-------- SOURCE MATERIAL
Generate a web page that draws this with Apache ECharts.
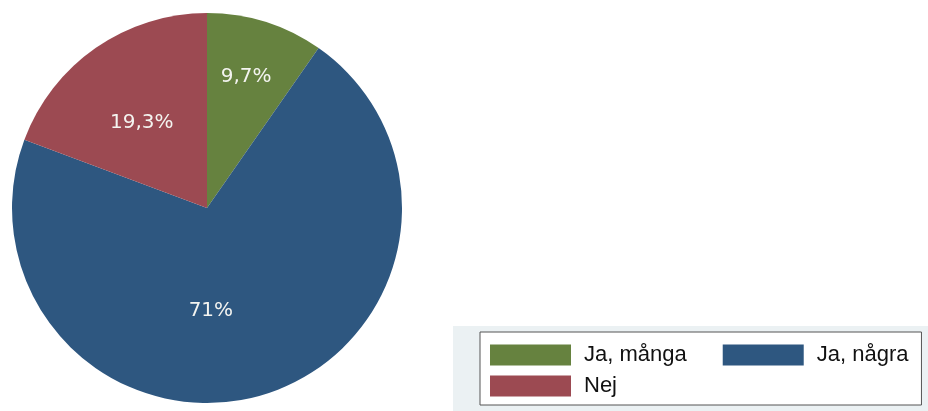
<!DOCTYPE html>
<html><head><meta charset="utf-8">
<script src="https://cdn.jsdelivr.net/npm/echarts@6/dist/echarts.min.js"></script>
<style>html,body{margin:0;padding:0;background:#fff}#c{width:928px;height:411px}</style>
</head><body><div id="c"></div>
<script>
const categories = ['Ja, många', 'Ja, några', 'Nej'];
const values = [9.7, 71, 19.3];
const labels = ['9,7%', '71%', '19,3%'];
const colors = ['#66823f', '#2e5780', '#9c4a52'];
const labelOffsets = [[9, -35], [-26, 7], [-8, -3]];
const legendPads = [[0, 27, 0, 8], [0, 0, 0, 8], [0, 0, 0, 8]];

const chart = echarts.init(document.getElementById('c'));
chart.setOption({
  animation: false,
  graphic: [{type: 'rect', shape: {x: 453, y: 326, width: 475, height: 85}, style: {fill: '#ebf1f3'}, z: -10}],
  legend: {
    left: 480, top: 332, width: 430,
    padding: [12, 13, 8, 10],
    borderColor: '#555', borderWidth: 1, backgroundColor: '#fff',
    itemWidth: 81, itemHeight: 21, itemGap: 9,
    icon: 'rect',
    textStyle: {fontFamily: 'Liberation Sans', fontSize: 22, color: '#111', lineHeight: 21},
    data: categories.map((n, i) => ({name: n, textStyle: {padding: legendPads[i]}}))
  },
  series: [{
    type: 'pie',
    center: [207, 208], radius: 195,
    startAngle: 90, clockwise: true,
    itemStyle: {borderWidth: 0},
    label: {position: 'inside', fontFamily: 'DejaVu Sans', fontSize: 20, color: '#f4f4f0'},
    labelLine: {show: false},
    emphasis: {disabled: true},
    data: categories.map((n, i) => ({
      name: n, value: values[i],
      itemStyle: {color: colors[i]},
      label: {formatter: labels[i], offset: labelOffsets[i]}
    }))
  }]
});
</script></body></html>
----------------
- STATED PROBLEM: Retype the listing exactly. Pictures do not belong in the copy.

- SOLUTION BELOW:
Generate a web page that draws this with Apache ECharts.
<!DOCTYPE html>
<html><head><meta charset="utf-8">
<script src="https://cdn.jsdelivr.net/npm/echarts@6/dist/echarts.min.js"></script>
<style>html,body{margin:0;padding:0;background:#fff}#c{width:928px;height:411px}</style>
</head><body><div id="c"></div>
<script>
const categories = ['Ja, många', 'Ja, några', 'Nej'];
const values = [9.7, 71, 19.3];
const labels = ['9,7%', '71%', '19,3%'];
const colors = ['#66823f', '#2e5780', '#9c4a52'];
const labelOffsets = [[9, -35], [-26, 7], [-8, -3]];
const legendPads = [[0, 27, 0, 8], [0, 0, 0, 8], [0, 0, 0, 8]];

const chart = echarts.init(document.getElementById('c'));
chart.setOption({
  animation: false,
  graphic: [{type: 'rect', shape: {x: 453, y: 326, width: 475, height: 85}, style: {fill: '#ebf1f3'}, z: -10}],
  legend: {
    left: 480, top: 332, width: 430,
    padding: [12, 13, 8, 10],
    borderColor: '#555', borderWidth: 1, backgroundColor: '#fff',
    itemWidth: 81, itemHeight: 21, itemGap: 9,
    icon: 'rect',
    textStyle: {fontFamily: 'Liberation Sans', fontSize: 22, color: '#111', lineHeight: 21},
    data: categories.map((n, i) => ({name: n, textStyle: {padding: legendPads[i]}}))
  },
  series: [{
    type: 'pie',
    center: [207, 208], radius: 195,
    startAngle: 90, clockwise: true,
    itemStyle: {borderWidth: 0},
    label: {position: 'inside', fontFamily: 'DejaVu Sans', fontSize: 20, color: '#f4f4f0'},
    labelLine: {show: false},
    emphasis: {disabled: true},
    data: categories.map((n, i) => ({
      name: n, value: values[i],
      itemStyle: {color: colors[i]},
      label: {formatter: labels[i], offset: labelOffsets[i]}
    }))
  }]
});
</script></body></html>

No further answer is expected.